>> BEGIN Data extract

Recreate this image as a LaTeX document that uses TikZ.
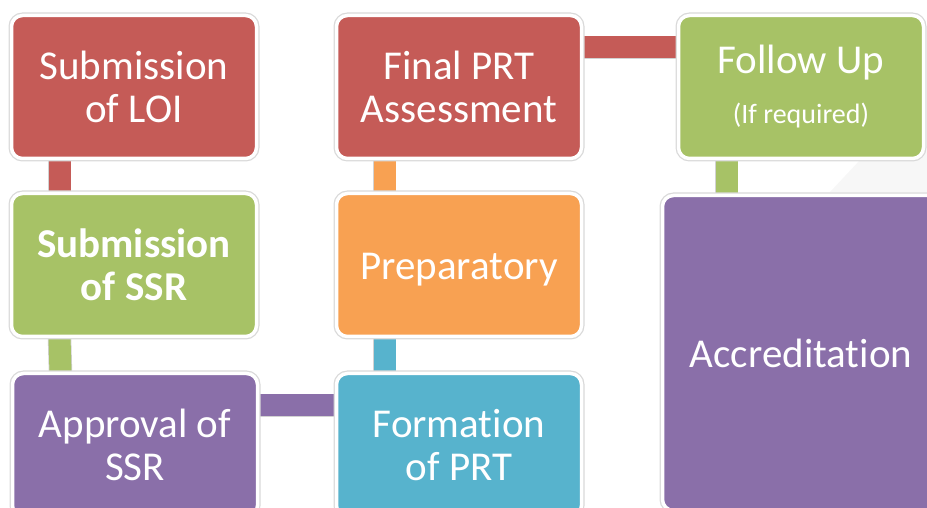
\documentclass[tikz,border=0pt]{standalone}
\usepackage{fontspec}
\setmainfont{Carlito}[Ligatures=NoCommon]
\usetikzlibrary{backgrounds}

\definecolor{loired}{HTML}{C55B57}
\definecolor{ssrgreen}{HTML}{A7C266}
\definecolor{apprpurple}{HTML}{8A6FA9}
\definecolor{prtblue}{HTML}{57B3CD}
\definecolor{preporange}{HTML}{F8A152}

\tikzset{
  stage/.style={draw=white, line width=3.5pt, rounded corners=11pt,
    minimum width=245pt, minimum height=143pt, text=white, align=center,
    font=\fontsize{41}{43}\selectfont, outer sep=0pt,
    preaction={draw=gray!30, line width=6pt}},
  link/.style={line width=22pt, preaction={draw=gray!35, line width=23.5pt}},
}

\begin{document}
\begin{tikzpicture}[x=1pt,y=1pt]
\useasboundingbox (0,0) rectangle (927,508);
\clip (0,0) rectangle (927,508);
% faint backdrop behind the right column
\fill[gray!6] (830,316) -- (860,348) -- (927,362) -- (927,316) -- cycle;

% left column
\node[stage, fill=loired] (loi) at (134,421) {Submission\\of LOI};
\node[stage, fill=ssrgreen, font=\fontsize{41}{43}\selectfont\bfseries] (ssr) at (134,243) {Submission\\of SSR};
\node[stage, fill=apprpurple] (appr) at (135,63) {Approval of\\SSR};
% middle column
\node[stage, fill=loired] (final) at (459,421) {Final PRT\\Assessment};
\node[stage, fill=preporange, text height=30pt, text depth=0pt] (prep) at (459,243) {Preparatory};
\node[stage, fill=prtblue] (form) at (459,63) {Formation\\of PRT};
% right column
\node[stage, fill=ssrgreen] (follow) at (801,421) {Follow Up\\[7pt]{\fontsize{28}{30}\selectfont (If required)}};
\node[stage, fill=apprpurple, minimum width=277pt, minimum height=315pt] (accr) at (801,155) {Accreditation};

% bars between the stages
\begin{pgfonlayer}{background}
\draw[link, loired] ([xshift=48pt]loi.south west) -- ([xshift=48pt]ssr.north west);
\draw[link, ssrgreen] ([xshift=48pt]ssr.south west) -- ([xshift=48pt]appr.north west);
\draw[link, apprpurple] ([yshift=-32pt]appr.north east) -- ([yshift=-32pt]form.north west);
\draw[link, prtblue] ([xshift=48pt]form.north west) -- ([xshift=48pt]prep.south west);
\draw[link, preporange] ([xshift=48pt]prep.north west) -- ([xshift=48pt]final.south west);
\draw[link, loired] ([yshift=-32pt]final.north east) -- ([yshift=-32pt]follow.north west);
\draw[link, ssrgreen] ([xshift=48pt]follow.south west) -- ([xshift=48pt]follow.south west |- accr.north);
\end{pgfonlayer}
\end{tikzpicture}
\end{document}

>> END Data extract

#### Stated exercise
Restate the material word for word from its first line through the line containing "minimum width=277pt, minimum", both included; the pictures do not belong in it.

#### Exercise solution
Recreate this image as a LaTeX document that uses TikZ.
\documentclass[tikz,border=0pt]{standalone}
\usepackage{fontspec}
\setmainfont{Carlito}[Ligatures=NoCommon]
\usetikzlibrary{backgrounds}

\definecolor{loired}{HTML}{C55B57}
\definecolor{ssrgreen}{HTML}{A7C266}
\definecolor{apprpurple}{HTML}{8A6FA9}
\definecolor{prtblue}{HTML}{57B3CD}
\definecolor{preporange}{HTML}{F8A152}

\tikzset{
  stage/.style={draw=white, line width=3.5pt, rounded corners=11pt,
    minimum width=245pt, minimum height=143pt, text=white, align=center,
    font=\fontsize{41}{43}\selectfont, outer sep=0pt,
    preaction={draw=gray!30, line width=6pt}},
  link/.style={line width=22pt, preaction={draw=gray!35, line width=23.5pt}},
}

\begin{document}
\begin{tikzpicture}[x=1pt,y=1pt]
\useasboundingbox (0,0) rectangle (927,508);
\clip (0,0) rectangle (927,508);
% faint backdrop behind the right column
\fill[gray!6] (830,316) -- (860,348) -- (927,362) -- (927,316) -- cycle;

% left column
\node[stage, fill=loired] (loi) at (134,421) {Submission\\of LOI};
\node[stage, fill=ssrgreen, font=\fontsize{41}{43}\selectfont\bfseries] (ssr) at (134,243) {Submission\\of SSR};
\node[stage, fill=apprpurple] (appr) at (135,63) {Approval of\\SSR};
% middle column
\node[stage, fill=loired] (final) at (459,421) {Final PRT\\Assessment};
\node[stage, fill=preporange, text height=30pt, text depth=0pt] (prep) at (459,243) {Preparatory};
\node[stage, fill=prtblue] (form) at (459,63) {Formation\\of PRT};
% right column
\node[stage, fill=ssrgreen] (follow) at (801,421) {Follow Up\\[7pt]{\fontsize{28}{30}\selectfont (If required)}};
\node[stage, fill=apprpurple, minimum width=277pt, minimum height=315pt] (accr) at (801,155) {Accreditation};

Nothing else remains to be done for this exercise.